Oxford Economics (OE) said in a March 16 note that Canadian financial regulators are instead watchful given Canada’s worsening housing downturn and high household debt levels.
“Canada is one of five advanced economies with a 7 percent probability of suffering a banking crisis in the next year due largely to elevated household debt, rapidly falling house prices, and aggregate bank balance sheet vulnerabilities. The odds are much higher at 18 percent–20 percent in the next three-five years.”
The Canadian Deposit Insurance Corp. (CDIC) protects eligible deposits at over 80 financial institutions in Canada up to $100,000. While the United States has seen hundreds of banks go belly-up since 2008, according to CDIC, “The last time a Canadian bank went under, however, the Spice Girls had a number one hit on the radio.”
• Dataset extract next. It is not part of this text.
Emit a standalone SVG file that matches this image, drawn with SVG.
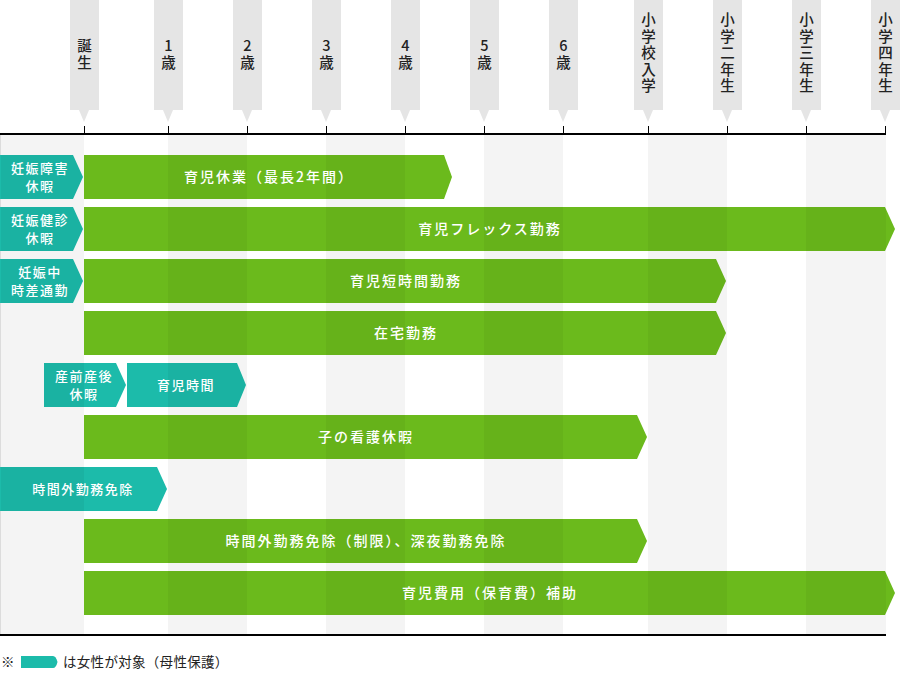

That would be sometime in the late 1990s.
Banking Reform
U.S. Treasury Secretary Janet Yellen said on March 21 that the government could take more steps if necessary to backstop more bank deposits in order to avoid contagion in the financial system.
But St Onge sees this as introducing a significant moral hazard.
“The banks, they will occupy every last nook and cranny of that moral hazard,” he said, adding that if banks aren’t taking the maximum risk allowed, they’d be leaving money on the table.
St Onge says that banks should be treated just like any other company.
“So if Ford has immediate liabilities, then they have to have immediate cash. If they don’t, if they owe money right now and they don’t have cash right now, there’s a word for that—bankruptcy.”
His focus is on the distinction between demand deposits and certificates of deposit (CDs) or time deposits, where banks should be required to have enough cash to cover the former. Then people would not make runs on banks for fear they might not get their money back, because the banks are backing their deposits with cash, St Onge said.
However, St Onge also puts forth the idea of private deposit insurance for additional protection.
“That would also mean that any bank that was reckless, their deposit insurer would have an unfriendly conversation with them about straightening out their lending,” he said.